U.S. Assumes Command of Counter-piracy Task Force
By British navy Lt. Iain Jones
Special to American Forces Press Service
MANAMA, Bahrain, Aug. 13, 2009 The combined task force of international navies that counter piracy off the coast of Somalia and throughout the Gulf of Aden was returned to U.S. command at a ceremony here today.
U.S. Navy Rear Adm. Scott E. Sanders salutes the side boys as he arrives to relieve Turkish navy Rear Adm. Caner Bener as commander of Combined Task Force 151 during a change-of-command ceremony held aboard USS Anzio in Manama, Bahrain, Aug. 13, 2009. U.S. Navy photo by Petty Officer 2nd Class Nathan Schaeffer
(Click photo for screen-resolution image);high-resolution image available.
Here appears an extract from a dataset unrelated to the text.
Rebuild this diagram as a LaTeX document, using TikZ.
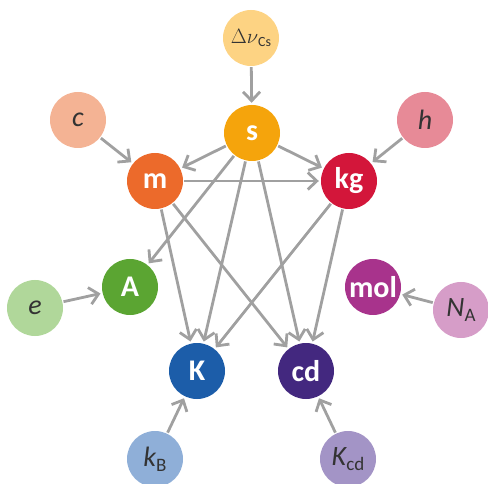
\documentclass[tikz,border=0pt]{standalone}
\usepackage{fontspec}
\setmainfont{Carlito}
\usetikzlibrary{arrows.meta}
\definecolor{cDnu}{HTML}{FDD383}
\definecolor{cs}{HTML}{F5A40C}
\definecolor{cc}{HTML}{F4B394}
\definecolor{ch}{HTML}{E78A97}
\definecolor{cm}{HTML}{EC6A2B}
\definecolor{ckg}{HTML}{D3163A}
\definecolor{cA}{HTML}{5BA532}
\definecolor{ce}{HTML}{B0D79A}
\definecolor{cmol}{HTML}{A8338C}
\definecolor{cNA}{HTML}{D69DC8}
\definecolor{cK}{HTML}{1C5DA9}
\definecolor{ccd}{HTML}{43287F}
\definecolor{ckB}{HTML}{8FAFD8}
\definecolor{cKcd}{HTML}{A394C6}
\definecolor{arr}{HTML}{A0A0A0}
\definecolor{txt}{HTML}{333333}
\begin{document}
\begin{tikzpicture}[x=1pt,y=-1pt,
  unit/.style={circle, minimum size=56pt, inner sep=0pt, fill=#1, text=white, font=\fontsize{30}{32}\selectfont\bfseries},
  const/.style={circle, minimum size=56pt, inner sep=0pt, fill=#1, text=txt, font=\fontsize{28}{30}\selectfont\itshape},
  link/.style={draw=arr, line width=2.8pt, -{Straight Barb[length=9pt,width=17pt]}, shorten >=2pt, shorten <=1pt}]
\useasboundingbox (0,0) rectangle (488,484);
\node[const=cDnu, font=\fontsize{22}{24}\selectfont] (dnu) at (251,38) {$\Delta\nu$\raisebox{-0.3ex}{\fontsize{14}{15}\selectfont Cs}};
\node[unit=cs] (s) at (252,133) {s};
\node[const=cc] (c) at (78,120) {c};
\node[const=ch] (h) at (425,120) {h};
\node[unit=cm] (m) at (155,181) {m};
\node[unit=ckg] (kg) at (349,181) {kg};
\node[unit=cA] (A) at (130,287) {A};
\node[const=ce] (e) at (35,308) {e};
\node[unit=cmol] (mol) at (373,287) {mol};
\node[const=cNA] (NA) at (461,310) {N\raisebox{-0.35ex}{\upshape\fontsize{19}{20}\selectfont A}};
\node[unit=cK] (K) at (197,371) {K};
\node[unit=ccd] (cd) at (306,371) {cd};
\node[const=ckB] (kB) at (155,459) {k\raisebox{-0.35ex}{\upshape\fontsize{19}{20}\selectfont B}};
\node[const=cKcd] (Kcd) at (348,459) {K\raisebox{-0.35ex}{\upshape\fontsize{19}{20}\selectfont cd}};
\draw[link] (dnu) -- (s);
\draw[link] (c) -- (m);
\draw[link] (h) -- (kg);
\draw[link] (e) -- (A);
\draw[link] (NA) -- (mol);
\draw[link] (kB) -- (K);
\draw[link] (Kcd) -- (cd);
\draw[link] (s) -- (m);
\draw[link] (s) -- (kg);
\draw[link] (s) -- (A);
\draw[link] (s) -- (K);
\draw[link] (s) -- (cd);
\draw[link] (m) -- (kg);
\draw[link] (m) -- (K);
\draw[link] (m) -- (cd);
\draw[link] (kg) -- (K);
\draw[link] (kg) -- (cd);
\end{tikzpicture}
\end{document}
Navy Rear Adm. Scott E. Sanders assumed command of Combined Task Force 151 in a ceremony aboard the coalition counter-piracy flagship USS Anzio while pier-side in Bahrain. Sanders became the first selective reserve admiral to command a combined task force at sea.
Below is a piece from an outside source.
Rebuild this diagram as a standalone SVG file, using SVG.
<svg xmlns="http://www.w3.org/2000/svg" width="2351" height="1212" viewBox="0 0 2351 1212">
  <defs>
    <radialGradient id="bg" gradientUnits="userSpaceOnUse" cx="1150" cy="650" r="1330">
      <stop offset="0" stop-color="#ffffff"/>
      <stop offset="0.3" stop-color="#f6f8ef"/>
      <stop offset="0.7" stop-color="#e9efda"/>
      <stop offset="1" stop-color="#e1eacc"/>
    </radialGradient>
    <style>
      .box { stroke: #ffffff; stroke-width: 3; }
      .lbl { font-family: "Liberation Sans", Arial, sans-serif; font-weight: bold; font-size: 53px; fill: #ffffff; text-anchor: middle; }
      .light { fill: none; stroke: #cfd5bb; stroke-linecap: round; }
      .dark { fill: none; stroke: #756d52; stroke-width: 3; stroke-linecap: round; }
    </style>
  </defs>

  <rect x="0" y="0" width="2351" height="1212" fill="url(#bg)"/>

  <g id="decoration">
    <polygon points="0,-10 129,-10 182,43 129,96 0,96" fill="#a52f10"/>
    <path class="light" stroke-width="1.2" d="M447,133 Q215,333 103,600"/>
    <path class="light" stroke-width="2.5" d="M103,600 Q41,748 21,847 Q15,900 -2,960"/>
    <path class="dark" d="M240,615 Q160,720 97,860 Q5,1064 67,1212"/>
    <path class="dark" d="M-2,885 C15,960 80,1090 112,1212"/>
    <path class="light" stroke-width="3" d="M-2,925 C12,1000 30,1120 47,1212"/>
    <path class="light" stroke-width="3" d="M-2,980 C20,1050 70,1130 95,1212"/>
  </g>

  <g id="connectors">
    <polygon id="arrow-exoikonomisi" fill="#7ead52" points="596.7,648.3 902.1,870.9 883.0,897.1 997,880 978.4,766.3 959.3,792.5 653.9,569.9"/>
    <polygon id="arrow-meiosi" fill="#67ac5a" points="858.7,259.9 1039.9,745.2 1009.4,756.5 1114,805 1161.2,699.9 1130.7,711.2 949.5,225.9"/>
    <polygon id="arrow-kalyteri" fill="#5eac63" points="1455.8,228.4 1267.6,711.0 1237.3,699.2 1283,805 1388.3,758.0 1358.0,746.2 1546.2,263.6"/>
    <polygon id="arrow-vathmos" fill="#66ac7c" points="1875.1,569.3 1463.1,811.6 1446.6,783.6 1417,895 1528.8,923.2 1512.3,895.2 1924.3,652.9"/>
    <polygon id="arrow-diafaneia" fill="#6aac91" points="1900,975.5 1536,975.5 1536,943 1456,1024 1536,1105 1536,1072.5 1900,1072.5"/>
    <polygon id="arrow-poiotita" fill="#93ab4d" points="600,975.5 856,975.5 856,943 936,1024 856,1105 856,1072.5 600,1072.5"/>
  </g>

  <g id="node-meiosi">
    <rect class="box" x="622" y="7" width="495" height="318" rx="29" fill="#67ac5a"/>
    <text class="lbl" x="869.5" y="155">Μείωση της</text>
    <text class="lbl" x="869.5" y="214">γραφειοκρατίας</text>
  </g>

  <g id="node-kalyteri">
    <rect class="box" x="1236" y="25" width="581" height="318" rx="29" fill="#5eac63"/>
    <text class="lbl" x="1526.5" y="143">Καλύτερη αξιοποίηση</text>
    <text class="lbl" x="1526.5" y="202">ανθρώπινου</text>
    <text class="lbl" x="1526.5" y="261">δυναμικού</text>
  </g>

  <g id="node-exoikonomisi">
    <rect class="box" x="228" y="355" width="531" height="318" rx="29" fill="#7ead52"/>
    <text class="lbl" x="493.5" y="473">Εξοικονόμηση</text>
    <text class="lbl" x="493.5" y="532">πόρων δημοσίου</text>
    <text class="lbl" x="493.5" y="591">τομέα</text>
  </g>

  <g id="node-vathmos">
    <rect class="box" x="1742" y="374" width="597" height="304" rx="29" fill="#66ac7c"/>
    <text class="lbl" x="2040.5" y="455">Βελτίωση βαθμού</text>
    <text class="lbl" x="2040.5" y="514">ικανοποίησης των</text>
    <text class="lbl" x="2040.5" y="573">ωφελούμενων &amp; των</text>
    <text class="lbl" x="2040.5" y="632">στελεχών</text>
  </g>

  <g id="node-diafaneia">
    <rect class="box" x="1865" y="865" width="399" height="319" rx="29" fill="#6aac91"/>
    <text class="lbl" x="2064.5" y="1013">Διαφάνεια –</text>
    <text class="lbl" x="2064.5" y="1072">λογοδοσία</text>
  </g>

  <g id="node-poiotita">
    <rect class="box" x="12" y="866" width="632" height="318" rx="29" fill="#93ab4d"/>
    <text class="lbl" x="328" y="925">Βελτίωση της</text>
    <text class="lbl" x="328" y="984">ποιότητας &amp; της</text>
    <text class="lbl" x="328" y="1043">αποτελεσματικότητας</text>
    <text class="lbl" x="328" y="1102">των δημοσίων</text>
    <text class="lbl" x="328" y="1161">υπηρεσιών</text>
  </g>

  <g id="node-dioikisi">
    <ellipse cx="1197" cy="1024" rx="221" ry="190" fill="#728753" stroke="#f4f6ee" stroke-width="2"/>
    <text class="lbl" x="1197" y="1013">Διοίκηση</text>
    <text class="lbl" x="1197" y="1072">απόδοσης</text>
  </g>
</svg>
Sanders relieved Turkish navy Rear Adm. Caner Bener and heralded the Turkish navy's first command of a combined task force as a success.
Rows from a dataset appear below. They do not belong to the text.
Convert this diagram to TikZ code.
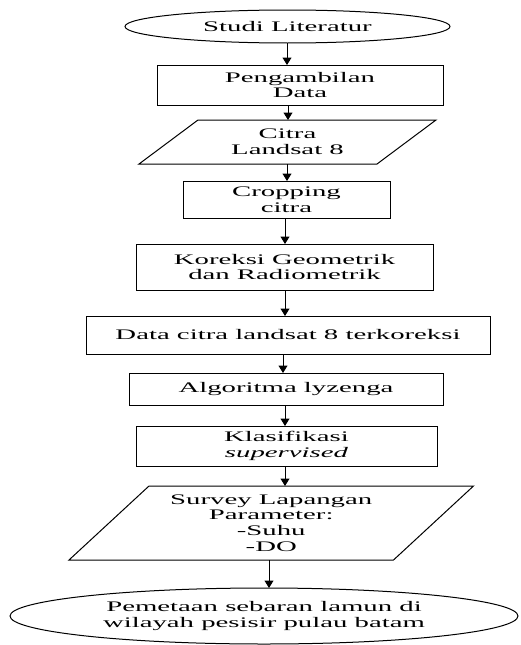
\documentclass[tikz,border=0pt]{standalone}
\usepackage{fontspec}
\setmainfont[FakeStretch=1.97]{Liberation Serif}
\usetikzlibrary{arrows.meta,shapes.geometric,calc}
\begin{document}
\begin{tikzpicture}[x=1pt,y=-1pt,
  every node/.style={font=\fontsize{14.6}{15.8}\selectfont, align=center, inner sep=0pt, outer sep=0pt},
  lin/.style={line width=1pt, draw=black},
  box/.style={lin, draw, rectangle},
  oval/.style={lin, draw, ellipse},
  arr/.style={line width=1pt, -{Triangle[length=7.5pt,width=9pt]}}
]
\useasboundingbox (0,0) rectangle (520,645);

% axis coordinates for the connectors
\coordinate (c287) at (287,0);
\coordinate (c288) at (288,0);
\coordinate (c285) at (285,0);
\coordinate (c283) at (283,0);
\coordinate (c269) at (269,0);

\node[oval, minimum width=325, minimum height=33] (e1) at (287.5,26.5) {Studi Literatur};
\node[box, minimum width=286, minimum height=40] (b1) at (300,85) {Pengambilan\\Data};
\node[minimum width=238, minimum height=44] (p1) at (287.5,142) {Citra\\Landsat 8};
\draw[lin] ($(p1.north west)+(29.5,0)$) -- ($(p1.north east)+(29.5,0)$)
  -- ($(p1.south east)+(-29.5,0)$) -- ($(p1.south west)+(-29.5,0)$) -- cycle;
\node[box, minimum width=207, minimum height=37] (b2) at (286.5,199.5) {Cropping\\citra};
\node[box, minimum width=297, minimum height=46] (b3) at (284.5,267) {Koreksi Geometrik\\dan Radiometrik};
\node[box, minimum width=404, minimum height=38] (b4) at (288,335) {Data citra landsat 8 terkoreksi};
\node[box, minimum width=314, minimum height=32] (b5) at (286,389) {Algoritma lyzenga};
\node[box, minimum width=301, minimum height=40] (b6) at (286.5,446) {Klasifikasi\\\textit{supervised}};
\node[minimum width=324.5, minimum height=74] (p2) at (271.25,523) {Survey Lapangan\\Parameter:\\-Suhu\\-DO};
\draw[lin] ($(p2.north west)+(40,0)$) -- ($(p2.north east)+(40,0)$)
  -- ($(p2.south east)+(-40,0)$) -- ($(p2.south west)+(-40,0)$) -- cycle;
\node[oval, minimum width=508, minimum height=56] (e2) at (264,616) {Pemetaan sebaran lamun di\\wilayah pesisir pulau batam};

\draw[arr] (e1.south -| c287) -- (b1.north -| c287);
\draw[arr] (b1.south -| c288) -- (p1.north -| c288);
\draw[arr] (p1.south -| c287) -- (b2.north -| c287);
\draw[arr] (b2.south -| c285) -- (b3.north -| c285);
\draw[arr] (b3.south -| c285) -- (b4.north -| c285);
\draw[arr] (b4.south -| c283) -- (b5.north -| c283);
\draw[arr] (b5.south -| c285) -- (b6.north -| c285);
\draw[arr] (b6.south -| c285) -- (p2.north -| c285);
\draw[arr] (p2.south -| c269) -- (e2.north -| c269);
\end{tikzpicture}
\end{document}
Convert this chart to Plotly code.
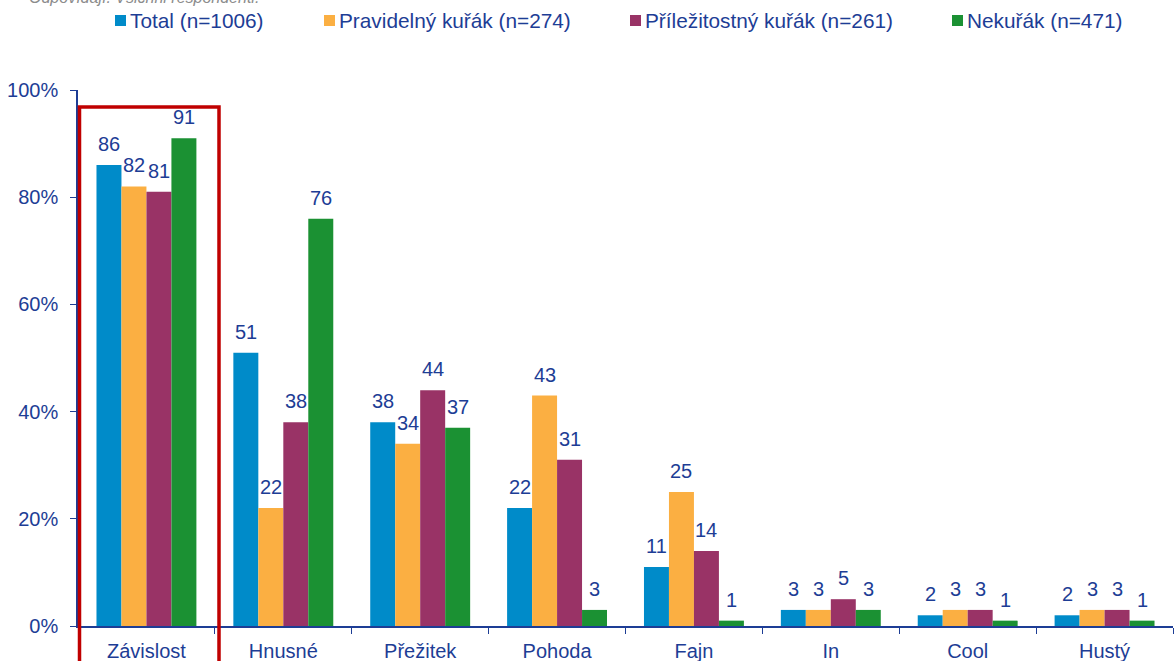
import plotly.graph_objects as go

categories = ["Závislost", "Hnusné", "Přežitek", "Pohoda", "Fajn", "In", "Cool", "Hustý"]
series_names = ["Total (n=1006)", "Pravidelný kuřák (n=274)", "Příležitostný kuřák (n=261)", "Nekuřák (n=471)"]
total = [86, 51, 38, 22, 11, 3, 2, 2]
pravidelny = [82, 22, 34, 43, 25, 3, 3, 3]
prilezitostny = [81, 38, 44, 31, 14, 5, 3, 3]
nekurak = [91, 76, 37, 3, 1, 3, 1, 1]
y_ticks = [0, 20, 40, 60, 80, 100]
y_ticklabels = ["0%", "20%", "40%", "60%", "80%", "100%"]

colors = ["#008BC9", "#FBAF42", "#993366", "#1B9133"]
text_color = "#1D3D95"
FONT = "Liberation Sans, Arial, sans-serif"

W, H = 1174, 661
L, R, T, B = 78, 1, 90, 35
PW, PH = W - L - R, H - T - B
BARGAP = 0.27

def px_x(px):
    return (px - L) / PW

def px_y(py):
    return (H - B - py) / PH

all_series = [total, pravidelny, prilezitostny, nekurak]
n_series = len(all_series)
cat_w = PW / len(categories)
bar_w = cat_w * (1 - BARGAP) / n_series

fig = go.Figure()
annotations = []
for i, (name, vals, col) in enumerate(zip(series_names, all_series, colors)):
    fig.add_trace(go.Bar(
        x=categories, y=vals, name=name,
        marker=dict(color=col, line=dict(width=0)),
        showlegend=False, hoverinfo="x+y",
    ))
    shift = (i - (n_series - 1) / 2) * bar_w
    for c, v in zip(categories, vals):
        annotations.append(dict(xref="x", yref="y", x=c, y=v, xshift=shift, yshift=8,
                                xanchor="center", yanchor="bottom", showarrow=False,
                                text=str(v), font=dict(family=FONT, size=20, color=text_color)))

fig.update_layout(
    width=W, height=H,
    margin=dict(l=L, r=R, t=T, b=B, autoexpand=False),
    plot_bgcolor="white", paper_bgcolor="white",
    barmode="group", bargap=BARGAP, bargroupgap=0,
    font=dict(family=FONT, size=20, color=text_color),
    xaxis=dict(
        showgrid=False, showline=True, linecolor=text_color, linewidth=1.5,
        ticks="outside", tickson="boundaries", ticklen=6, tickcolor=text_color,
        tickfont=dict(family=FONT, size=20, color=text_color),
        ticklabelstandoff=6,
    ),
    yaxis=dict(
        range=[0, 100], showgrid=False, showline=True, linecolor=text_color, linewidth=1.5,
        ticks="outside", ticklen=6, tickcolor=text_color,
        tickvals=y_ticks, ticktext=y_ticklabels,
        tickfont=dict(family=FONT, size=20, color=text_color),
        ticklabelstandoff=8, zeroline=False,
    ),
)

# manual legend (squares + text)
legend_sq_x = [115, 324, 630, 952]
shapes = []
for sx, name, col in zip(legend_sq_x, series_names, colors):
    shapes.append(dict(type="rect", xref="paper", yref="paper",
                       x0=px_x(sx), x1=px_x(sx + 11), y0=px_y(26), y1=px_y(15),
                       fillcolor=col, line=dict(width=0)))
    annotations.append(dict(xref="paper", yref="paper", x=px_x(sx + 13), y=px_y(21),
                            xanchor="left", yanchor="middle", showarrow=False,
                            text=name, font=dict(family=FONT, size=20.8, color=text_color)))

# highlight box around first category
shapes.append(dict(type="rect", xref="paper", yref="paper",
                   x0=px_x(79.5), x1=px_x(219), y0=px_y(690), y1=px_y(107),
                   line=dict(color="#C00000", width=3.5), fillcolor="rgba(0,0,0,0)"))

# cut-off subtitle at very top
annotations.append(dict(xref="paper", yref="paper", x=px_x(27), y=px_y(-3),
                        xanchor="left", yanchor="middle", showarrow=False,
                        text="<i>Odpovídají: Všichni respondenti.</i>",
                        font=dict(family=FONT, size=16, color="#8C8C8C")))

fig.update_layout(shapes=shapes, annotations=annotations)
fig.write_html("out.html", config={"displayModeBar": False},
               post_script="document.body.style.margin='0';document.body.style.overflow='hidden';")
"Rear Admiral Bener and his staff of Turkish, U.S., Pakistani, Greek and UK sailors have made huge strides, not only in combating piracy, but also in fostering international coordination and the relationships that are crucial to the mission," Sanders said. "The capture of 17 armed and dangerous men and their mother ship, the first pirate mother ship ever captured, demonstrated the ability of CTF 151 to effectively execute counter-piracy operations off the coast of Somalia."
Sanders assumed command of a CTF 151 staff made up of coalition personnel, which "has demonstrated how a staff comprised of personnel from multiple nations can form a cohesive team to tackle piracy," he said.
The Turkish navy assumed command of CTF 151 in early May, relieving U.S. Navy Rear Adm. Michelle Howard and her staff following the successful rescue of Richard Phillips, captain of the U.S.-flagged merchant vessel Maersk Alabama, which had been seized by pirates off Somalia’s coast.
"As a result of cooperative counter-piracy operations, there has been a considerable decrease in piracy activities in the region," Bener said. "The most effective measures we've seen to defeat piracy are nonkinetic and defensive in nature."
CTF 151 was created in January to actively deter, disrupt and suppress piracy in order to protect global maritime security and secure freedom of navigation for the benefit of all nations. It operates in the Gulf of Aden and the east coast of Somalia, covering about 1.1 million square miles.
"While the ultimate solution to the problem of piracy is ashore in Somalia, the combined maritime force made the decision to focus coalition maritime efforts on security and stability at sea in order to create a lawful maritime order and deter acts of piracy on the high seas, while giving the international community time to address the long-term solution of piracy," said Vice Adm. Bill Gortney, commander of U.S. Naval Forces Central Command and Combined Maritime Forces.
(British navy Lt. Iain Jones serves in the Combined Maritime Forces public affairs office.)